Una de las pocas ventajas que ha traído la famosa cultura woke —dejando de lado sus calamidades, que ya todos conocemos— es el desarrollo de una conciencia política extraña, sí, pero efectiva entre las nuevas generaciones: una desconfianza instintiva hacia cualquier forma de discurso oficial, ya sea en medios tradicionales o redes sociales.
Aunque no siempre investigan a fondo las causas ni contrastan las fuentes, al menos han desarrollado una saludable resistencia inicial ante la información. No se tragan nada entero, lo cual, en estos tiempos, ya es bastante decir.
Durante décadas, el aparato propagandístico de Estados Unidos, articulado desde Hollywood, la televisión y sí, incluso los cómics, nos vendió el cuento de que eran los héroes incuestionables del mundo libre. Esta narrativa simplona de buenos contra malos fue la columna vertebral de su hegemonía cultural en tiempos de la Guerra Fría. Lo irónico es que quienes empezaron a romper ese hechizo fueron ellos mismos: los hippies de los 60, los periodistas críticos de los 70 y las expresiones contraculturales de los 80 y 90. Ese espíritu de sospecha se expandió, y con la llegada de internet y redes sociales, se volvió global.
Claro, este escepticismo ha tenido efectos colaterales. Por cada joven que duda con razón, hay otro que cae en teorías conspirativas delirantes o en la fabricación de fake news que se propagan como verdades absolutas. La paradoja es que ya nadie cree en nada… pero muchos creen en todo al mismo tiempo.

El resultado: una generación que no se identifica con las ideologías tradicionales, que desconfía de los partidos, que desprecia los discursos políticos y que ha hecho del cinismo una posición política. No son apáticos: participan, votan, discuten. Pero lo hacen a su manera, sin casarse con causas impuestas por el aparato mediático.
Esa actitud, contradictoria y compleja, ha permitido que se derrumben mitos. Uno de ellos: el del Estados Unidos benefactor. Hoy, la maquinaria detrás del mito —la CIA, las campañas de “libertad” exportadas, el brillo del american dream— se ve como lo que es: un artificio bien producido, pero hueco.
Y luego, claro, llegó Donald Trump. Con él, la farsa se volvió caricatura. El millonario estridente que se sienta en el despacho más poderoso del mundo no representa una anomalía, sino la cristalización de esa piel agrietada, cínica y autoritaria que muchos ya intuíamos tras la fachada de glamour.
¿Es el fin del mito americano? Puede que no del todo, pero sí su declive más notorio. Y parece un buen momento para cuestionar alianzas y reconfigurar posiciones.

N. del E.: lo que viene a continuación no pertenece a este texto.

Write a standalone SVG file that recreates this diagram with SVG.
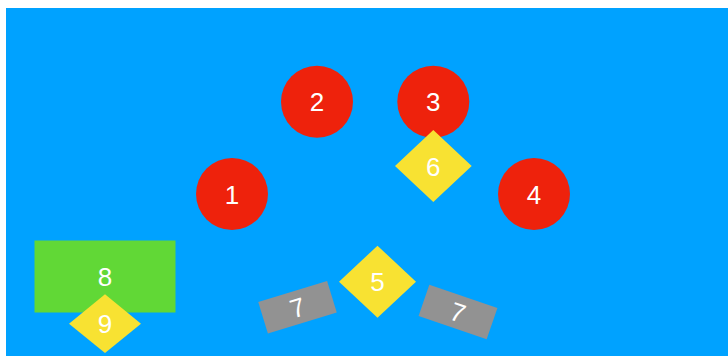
<svg xmlns="http://www.w3.org/2000/svg" width="728" height="356" viewBox="0 0 728 356">
<style>
.bg{fill:#00A2FF}
.red{fill:#EE220C}
.yel{fill:#F8E232}
.grn{fill:#61D836}
.gry{fill:#929292}
.lbl{font-family:"Liberation Sans",Arial,Helvetica,sans-serif;font-size:26px;fill:#FFFFFF;text-anchor:middle}
</style>
<rect x="0" y="0" width="728" height="356" fill="#FFFFFF"/>
<rect class="bg" x="6" y="8" width="722" height="348"/>
<g id="connectors"></g>
<g id="n2"><circle class="red" cx="317" cy="101.7" r="36"/><text class="lbl" x="317" y="111.2">2</text></g>
<g id="n3"><circle class="red" cx="433.3" cy="101.7" r="36"/><text class="lbl" x="433.3" y="111.2">3</text></g>
<g id="n1"><circle class="red" cx="232" cy="194" r="36"/><text class="lbl" x="232" y="203.5">1</text></g>
<g id="n4"><circle class="red" cx="534" cy="194" r="36"/><text class="lbl" x="534" y="203.5">4</text></g>
<g id="n6"><polygon class="yel" points="433.3,130 471.7,166 433.3,202 395,166"/><text class="lbl" x="433.3" y="175.5">6</text></g>
<g id="n5"><polygon class="yel" points="377.5,245.7 416,281.7 377.5,317.7 339,281.7"/><text class="lbl" x="377.5" y="291.2">5</text></g>
<g id="n8"><rect class="grn" x="34.5" y="240.5" width="141" height="72"/><text class="lbl" x="105" y="286.2">8</text></g>
<g id="n9"><polygon class="yel" points="105,294.3 141,323.7 105,353 69,323.7"/><text class="lbl" x="105" y="333">9</text></g>
<g id="n7a" transform="translate(297.5,307.3) rotate(-17)"><rect class="gry" x="-36" y="-16.5" width="72" height="33"/><text class="lbl" x="0" y="9.5">7</text></g>
<g id="n7b" transform="translate(458,312) rotate(19)"><rect class="gry" x="-36" y="-16.5" width="72" height="33"/><text class="lbl" x="0" y="9.5">7</text></g>
</svg>
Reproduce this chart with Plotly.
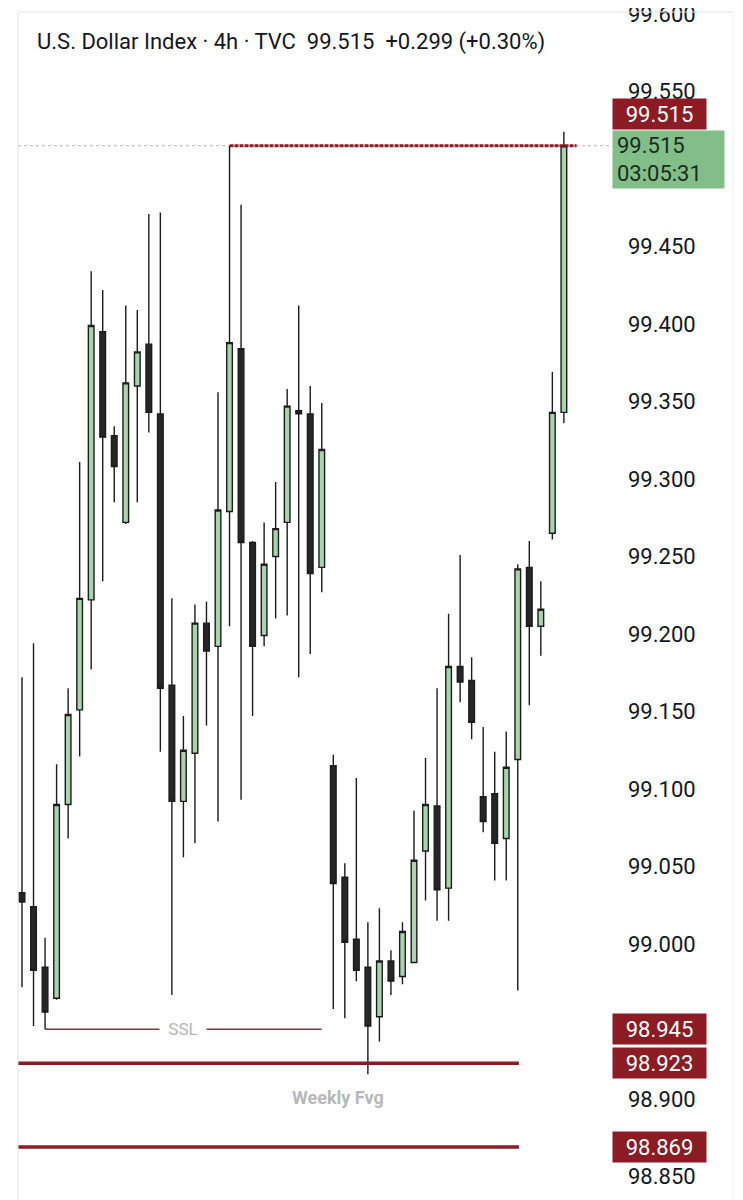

Por supuesto, no me refiero a México, cuya relación con Estados Unidos es más bien una dependencia histórica, económica y geográfica que no se puede desechar por simple voluntad política.
A nosotros, como mexicanos, nos toca seguir navegando en esa vecindad con todas sus limitaciones. Pero también es momento de celebrar que al menos ya nadie cree, sin cuestionar, en la imagen del “salvador del mundo”. El telón se ha corrido, y la función ya no convence.